En ce mois des fiertés, coup de projecteur sur une Amazone qui a traversé la maladie avec son épouse à ses côtés. Anne et Nani Haiti Perrault vivent en Polynésie. Une terre notablement friendly.
Lorsque le diagnostic de cancer du sein tombe brutalement en octobre 2014, Anne et Nani sont mariées depuis six mois. Elles se préparent pour leur voyage de noces, trois jours plus tard. « C’est le radiologue qui me l’a annoncé »raconte Anne, « alors que j’étais venue pour une simple mammographie de routine prescrite par mon gynéco ».
Elles maintiennent leur voyage et au retour, la biopsie confirme la mauvaise nouvelle. Anne est emportée dans le parcours de soin : mastectomie, chimiothérapie, hormonothérapie, radiothérapie… Les soins viennent à bout du cancer mais provoquent des effets secondaires sérieux. Anne souffre désormais de douleurs neurologiques permanentes très invalidantes.
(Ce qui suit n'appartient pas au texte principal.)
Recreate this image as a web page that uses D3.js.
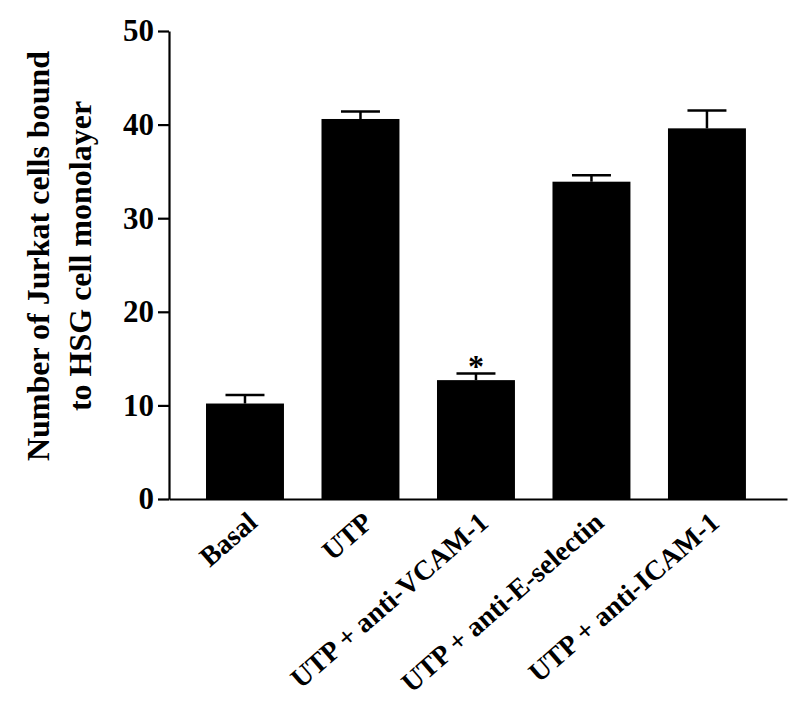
<!DOCTYPE html>
<html>
<head>
<meta charset="utf-8">
<script src="https://cdn.jsdelivr.net/npm/d3@7"></script>
<style>
    body { margin: 0; background: #fff; }
    svg text { font-family: "Liberation Serif", "Times New Roman", serif; font-weight: bold; fill: #000; }
</style>
</head>
<body>
<div id="chart"></div>
<script>
// Data
const categories = ['Basal', 'UTP', 'UTP + anti-VCAM-1', 'UTP + anti-E-selectin', 'UTP + anti-ICAM-1'];
const means = [10.2, 40.6, 12.7, 33.9, 39.6];
const errors = [0.9, 0.8, 0.7, 0.7, 1.9];
const significant = [false, false, true, false, false];
const yTicks = [0, 10, 20, 30, 40, 50];
const yLabelLines = ['Number of Jurkat cells bound', 'to HSG cell monolayer'];

const width = 800, height = 714;
const margin = { top: 31, right: 13, bottom: 215, left: 169 };
const innerWidth = width - margin.left - margin.right;
const innerHeight = height - margin.top - margin.bottom;

const data = categories.map((c, i) => ({ category: c, value: means[i], err: errors[i], sig: significant[i] }));

const svg = d3.select('#chart')
    .append('svg')
    .attr('width', width)
    .attr('height', height);

const g = svg.append('g')
    .attr('transform', `translate(${margin.left},${margin.top})`);

// Scales
const xScale = d3.scaleBand()
    .domain(categories)
    .range([0, innerWidth])
    .paddingInner(0.325)
    .paddingOuter(0.338)
    .align(0.474);

const yScale = d3.scaleLinear()
    .domain([0, 50])
    .range([innerHeight, 0]);

// Bars
g.selectAll('.bar')
    .data(data)
    .enter()
    .append('rect')
    .attr('class', 'bar')
    .attr('x', d => xScale(d.category))
    .attr('width', xScale.bandwidth())
    .attr('y', d => yScale(d.value))
    .attr('height', d => innerHeight - yScale(d.value))
    .attr('fill', '#000');

// Error bars (upper only)
const eb = g.selectAll('.err')
    .data(data)
    .enter()
    .append('g')
    .attr('class', 'err')
    .attr('stroke', '#000')
    .attr('stroke-width', 2.5);

eb.append('line')
    .attr('x1', d => xScale(d.category) + xScale.bandwidth() / 2)
    .attr('x2', d => xScale(d.category) + xScale.bandwidth() / 2)
    .attr('y1', d => yScale(d.value))
    .attr('y2', d => yScale(d.value + d.err));

eb.append('line')
    .attr('x1', d => xScale(d.category) + xScale.bandwidth() / 4)
    .attr('x2', d => xScale(d.category) + xScale.bandwidth() * 3 / 4)
    .attr('y1', d => yScale(d.value + d.err))
    .attr('y2', d => yScale(d.value + d.err));

// Significance marker
g.selectAll('.star')
    .data(data.filter(d => d.sig))
    .enter()
    .append('text')
    .attr('class', 'star')
    .attr('x', d => xScale(d.category) + xScale.bandwidth() / 2)
    .attr('y', d => yScale(d.value + d.err) + 3)
    .attr('text-anchor', 'middle')
    .style('font-size', '32px')
    .text('*');

// Axes
const yAxis = g.append('g')
    .attr('class', 'y-axis')
    .call(d3.axisLeft(yScale).tickValues(yTicks).tickSize(11).tickSizeOuter(0).tickPadding(4));

yAxis.selectAll('path, line')
    .attr('stroke', '#000')
    .attr('stroke-width', 2.2);
yAxis.selectAll('text')
    .style('font-size', '31px');

const xAxis = g.append('g')
    .attr('class', 'x-axis')
    .attr('transform', `translate(0,${innerHeight})`)
    .call(d3.axisBottom(xScale).tickSize(0).tickSizeOuter(0));

xAxis.select('.domain')
    .attr('stroke', '#000')
    .attr('stroke-width', 2.2);
xAxis.selectAll('text')
    .attr('y', 0)
    .attr('dy', 0)
    .attr('transform', 'translate(14,26) rotate(-41)')
    .style('text-anchor', 'end')
    .style('font-size', '28px');

// Y axis title
const yTitle = svg.append('text')
    .attr('transform', `translate(0, ${margin.top + innerHeight / 2 - 9}) rotate(-90)`)
    .attr('text-anchor', 'middle')
    .style('font-size', '32px');

yTitle.selectAll('tspan')
    .data(yLabelLines)
    .enter()
    .append('tspan')
    .attr('x', 0)
    .attr('y', (d, i) => 49 + i * 42)
    .text(d => d);
</script>
</body>
</html>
Depuis cinq ans, le couple est donc emporté dans une véritable tourmente, « un tourbillon, une machine-à-laver qui emporte tout, y compris le couple »résume Anne. Elle et Nani s’étaient rencontrées six ans plus tôt, en Polynésie, alors que Anne était venue mener des formations en massages. Les deux femmes sont amoureuses. Anne, métropolitaine, décide de s’installer en Polynésie.
« Nani est restée près de moi, tout le temps, mais ça n’a pas été facile pour elle. »
Pour le couple, les soins représentent une épreuve. « Le plus dur pour moi psychologiquement a été de perdre un sein »raconte Anne, puis sont venues ces douleurs neurologiques provoquées par la radiothérapie.« Nani est restée près de moi, tout le temps, mais ça n’a pas été facile pour elle. Face aux douleurs, aux questionnements… l’accompagnant ne sait pas toujours quoi faire ». Sans compter qu’à la maladie, se sont ajoutés des problèmes financiers. Anne, travailleuse libérale, a dû arrêter son activité. Il a fallu surmonter tout ça, comme dans n’importe quel couple.
Les deux femmes habitent en Polynésie où l’homosexualité est bien tolérée culturellement. La seule mauvaise expérience d’Anne par rapport à sa vie sentimentale, s’est produite dans l’hexagone. « Lors d’un séjour là-bas, j’étais allée voir une thérapeute. Elle m’a conseillée de laisser s’exprimer ma féminité et elle a même suggéré que mon homosexualité pouvait être à l’origine de la maladie ». Anne est bien dans sa tête et dans son couple. « Je ne suis pas retournée la voir et c’est tout ».
Son épouse Nani témoigne d’avoir été souvent ignorée par les thérapeutes, mais le couple n’attribue pas cela à son homosexualité. « Nous en avons discuté avec des couples hétéros, ils ont connu la même expérience. Ici en Polynésie, les médecins ne prennent pas assez en compte le point de vue des accompagnant-e-s, mais pas assez non plus celui des patient-e-s. Il y a un gros travail à faire de ce côté-là ».
Le chantier est engagé. Faire entendre la voix des patient-e-s, c’est l’une des missions des Amazones du Pacifique dont Anne a pris la présidence en avril.